Can you output, word for word, the lines between the one holding "Give me the React, TypeScript" and the one holding "const obecnaY = [311, 585];", inclusive, leaving out any pictures?

#### EXERCISE INPUTS ####

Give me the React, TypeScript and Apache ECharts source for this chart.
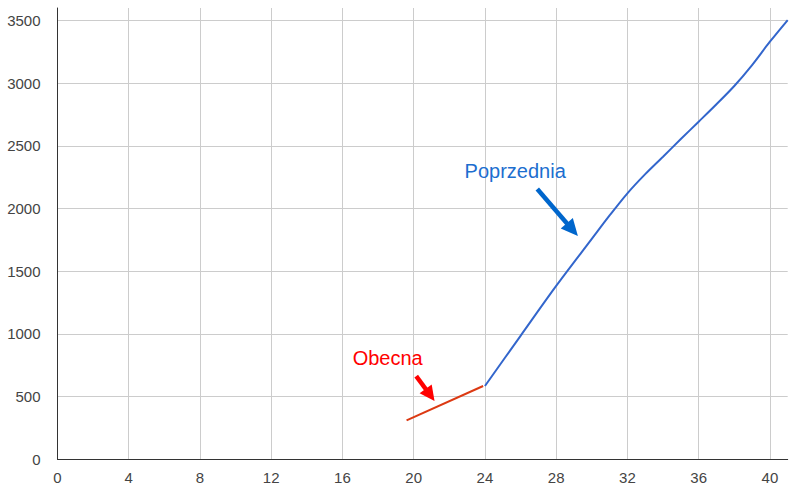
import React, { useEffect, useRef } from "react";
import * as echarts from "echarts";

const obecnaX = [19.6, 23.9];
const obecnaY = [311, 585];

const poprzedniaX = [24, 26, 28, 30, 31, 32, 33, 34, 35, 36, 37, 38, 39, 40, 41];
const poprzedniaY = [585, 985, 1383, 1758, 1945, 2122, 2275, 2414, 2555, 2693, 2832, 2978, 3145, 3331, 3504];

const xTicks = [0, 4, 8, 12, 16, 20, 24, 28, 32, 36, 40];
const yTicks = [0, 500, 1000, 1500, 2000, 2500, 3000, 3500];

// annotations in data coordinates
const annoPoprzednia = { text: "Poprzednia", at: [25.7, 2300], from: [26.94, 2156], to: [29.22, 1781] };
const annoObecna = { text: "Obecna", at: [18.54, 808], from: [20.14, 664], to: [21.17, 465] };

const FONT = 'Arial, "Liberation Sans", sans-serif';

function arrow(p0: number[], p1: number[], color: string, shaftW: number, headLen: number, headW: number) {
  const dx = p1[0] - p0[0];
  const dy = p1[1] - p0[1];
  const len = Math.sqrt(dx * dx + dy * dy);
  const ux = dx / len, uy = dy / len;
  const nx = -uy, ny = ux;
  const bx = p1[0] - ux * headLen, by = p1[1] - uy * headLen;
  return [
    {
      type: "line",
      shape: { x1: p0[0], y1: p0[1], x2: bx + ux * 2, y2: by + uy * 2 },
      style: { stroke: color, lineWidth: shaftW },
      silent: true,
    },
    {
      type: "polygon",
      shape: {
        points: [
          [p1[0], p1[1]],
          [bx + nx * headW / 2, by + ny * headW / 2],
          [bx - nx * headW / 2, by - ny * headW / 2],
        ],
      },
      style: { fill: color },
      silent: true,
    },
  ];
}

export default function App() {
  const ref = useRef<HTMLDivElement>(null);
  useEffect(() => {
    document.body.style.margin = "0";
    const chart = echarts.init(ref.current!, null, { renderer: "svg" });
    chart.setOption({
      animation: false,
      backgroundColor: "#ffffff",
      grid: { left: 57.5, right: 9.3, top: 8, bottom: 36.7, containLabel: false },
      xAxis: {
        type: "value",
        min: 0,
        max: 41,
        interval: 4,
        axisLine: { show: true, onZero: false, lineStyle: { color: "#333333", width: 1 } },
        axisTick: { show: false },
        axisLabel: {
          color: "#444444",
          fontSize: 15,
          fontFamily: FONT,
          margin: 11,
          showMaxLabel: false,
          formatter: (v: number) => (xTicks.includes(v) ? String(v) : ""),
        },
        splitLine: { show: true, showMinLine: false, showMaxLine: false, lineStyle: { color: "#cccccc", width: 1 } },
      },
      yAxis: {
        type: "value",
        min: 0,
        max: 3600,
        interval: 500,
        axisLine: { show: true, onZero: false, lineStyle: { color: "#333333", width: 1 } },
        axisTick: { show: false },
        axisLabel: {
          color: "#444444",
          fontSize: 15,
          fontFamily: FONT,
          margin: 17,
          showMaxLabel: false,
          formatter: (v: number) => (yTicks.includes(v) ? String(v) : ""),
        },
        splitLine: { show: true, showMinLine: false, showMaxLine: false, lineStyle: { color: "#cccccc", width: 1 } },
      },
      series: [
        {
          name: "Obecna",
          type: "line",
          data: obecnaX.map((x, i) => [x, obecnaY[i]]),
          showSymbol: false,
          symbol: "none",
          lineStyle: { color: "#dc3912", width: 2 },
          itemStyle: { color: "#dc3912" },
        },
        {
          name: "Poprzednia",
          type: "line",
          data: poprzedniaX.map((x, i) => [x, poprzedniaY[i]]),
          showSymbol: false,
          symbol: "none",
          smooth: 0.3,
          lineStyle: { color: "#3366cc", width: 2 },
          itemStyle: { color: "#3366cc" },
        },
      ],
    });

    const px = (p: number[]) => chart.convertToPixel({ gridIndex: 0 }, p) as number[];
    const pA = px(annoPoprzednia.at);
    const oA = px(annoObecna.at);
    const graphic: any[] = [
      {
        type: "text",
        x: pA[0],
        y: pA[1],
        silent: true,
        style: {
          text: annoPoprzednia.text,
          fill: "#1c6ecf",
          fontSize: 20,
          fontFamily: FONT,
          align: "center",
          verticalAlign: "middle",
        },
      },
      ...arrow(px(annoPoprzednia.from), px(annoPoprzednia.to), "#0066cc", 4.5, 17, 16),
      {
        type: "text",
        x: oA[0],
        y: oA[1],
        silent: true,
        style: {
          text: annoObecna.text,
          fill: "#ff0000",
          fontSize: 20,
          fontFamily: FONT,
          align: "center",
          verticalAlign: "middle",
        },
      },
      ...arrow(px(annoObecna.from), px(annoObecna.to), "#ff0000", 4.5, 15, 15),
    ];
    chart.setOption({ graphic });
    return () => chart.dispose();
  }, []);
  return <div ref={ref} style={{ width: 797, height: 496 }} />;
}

####
#### EXERCISE INPUTS ####

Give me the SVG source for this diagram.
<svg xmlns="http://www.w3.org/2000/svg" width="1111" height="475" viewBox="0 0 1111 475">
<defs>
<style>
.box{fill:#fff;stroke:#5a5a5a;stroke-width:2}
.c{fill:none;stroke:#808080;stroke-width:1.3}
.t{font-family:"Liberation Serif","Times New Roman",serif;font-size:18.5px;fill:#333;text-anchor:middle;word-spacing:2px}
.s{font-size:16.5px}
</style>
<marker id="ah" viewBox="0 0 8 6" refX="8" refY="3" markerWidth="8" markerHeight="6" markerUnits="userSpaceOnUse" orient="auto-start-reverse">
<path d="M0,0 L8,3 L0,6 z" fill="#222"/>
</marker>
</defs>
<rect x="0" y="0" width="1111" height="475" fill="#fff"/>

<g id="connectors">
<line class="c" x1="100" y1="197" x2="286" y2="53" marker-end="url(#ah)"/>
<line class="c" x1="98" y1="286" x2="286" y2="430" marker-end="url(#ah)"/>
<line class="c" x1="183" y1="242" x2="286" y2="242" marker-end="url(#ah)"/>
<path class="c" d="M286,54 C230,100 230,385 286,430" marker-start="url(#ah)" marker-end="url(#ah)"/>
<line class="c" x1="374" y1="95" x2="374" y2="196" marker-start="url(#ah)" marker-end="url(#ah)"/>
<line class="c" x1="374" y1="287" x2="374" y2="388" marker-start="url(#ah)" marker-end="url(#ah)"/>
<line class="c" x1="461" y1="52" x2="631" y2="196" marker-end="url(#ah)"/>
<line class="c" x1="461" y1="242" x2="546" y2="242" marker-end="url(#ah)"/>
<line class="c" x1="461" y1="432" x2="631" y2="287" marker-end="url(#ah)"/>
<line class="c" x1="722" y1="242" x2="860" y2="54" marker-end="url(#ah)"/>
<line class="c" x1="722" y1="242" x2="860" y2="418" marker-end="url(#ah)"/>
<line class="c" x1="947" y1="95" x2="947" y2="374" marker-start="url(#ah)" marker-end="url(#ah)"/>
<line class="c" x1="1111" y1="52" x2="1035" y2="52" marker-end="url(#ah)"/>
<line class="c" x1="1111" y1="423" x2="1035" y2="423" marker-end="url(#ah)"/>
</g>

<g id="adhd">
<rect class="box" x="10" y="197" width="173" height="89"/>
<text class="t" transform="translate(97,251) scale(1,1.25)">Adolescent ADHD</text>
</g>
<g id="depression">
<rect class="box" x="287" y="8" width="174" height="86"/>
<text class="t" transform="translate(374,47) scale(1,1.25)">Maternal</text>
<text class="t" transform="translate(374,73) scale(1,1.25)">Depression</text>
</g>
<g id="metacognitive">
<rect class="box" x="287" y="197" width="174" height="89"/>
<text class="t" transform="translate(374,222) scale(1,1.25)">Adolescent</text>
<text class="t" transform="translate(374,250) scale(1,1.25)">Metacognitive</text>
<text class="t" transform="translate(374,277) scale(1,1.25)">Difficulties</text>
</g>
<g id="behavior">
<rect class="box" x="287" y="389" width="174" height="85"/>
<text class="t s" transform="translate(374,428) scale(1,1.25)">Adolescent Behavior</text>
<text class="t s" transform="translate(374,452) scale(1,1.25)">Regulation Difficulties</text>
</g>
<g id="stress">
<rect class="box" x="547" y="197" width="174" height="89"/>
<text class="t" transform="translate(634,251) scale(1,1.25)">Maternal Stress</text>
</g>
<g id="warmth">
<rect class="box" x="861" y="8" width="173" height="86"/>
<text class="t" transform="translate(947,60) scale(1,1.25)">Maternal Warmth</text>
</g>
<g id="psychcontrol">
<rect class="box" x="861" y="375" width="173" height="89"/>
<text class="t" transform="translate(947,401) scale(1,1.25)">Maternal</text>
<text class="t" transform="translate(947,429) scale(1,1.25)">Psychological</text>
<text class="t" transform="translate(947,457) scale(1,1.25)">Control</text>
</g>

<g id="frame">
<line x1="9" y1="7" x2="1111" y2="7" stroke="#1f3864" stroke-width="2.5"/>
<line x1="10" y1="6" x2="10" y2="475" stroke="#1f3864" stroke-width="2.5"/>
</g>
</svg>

####
#### EXERCISE INPUTS ####

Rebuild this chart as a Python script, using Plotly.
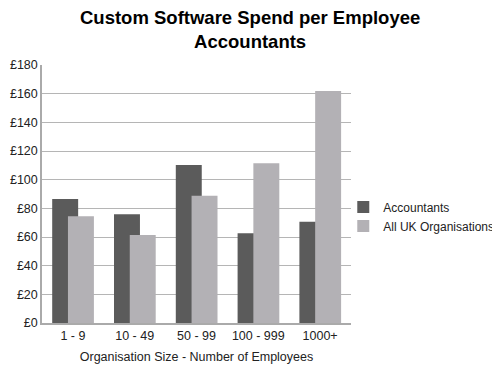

####

- _WRITTEN ANSWER_:
Give me the React, TypeScript and Apache ECharts source for this chart.
import React, { useEffect, useRef } from "react";
import * as echarts from "echarts";

const obecnaX = [19.6, 23.9];
const obecnaY = [311, 585];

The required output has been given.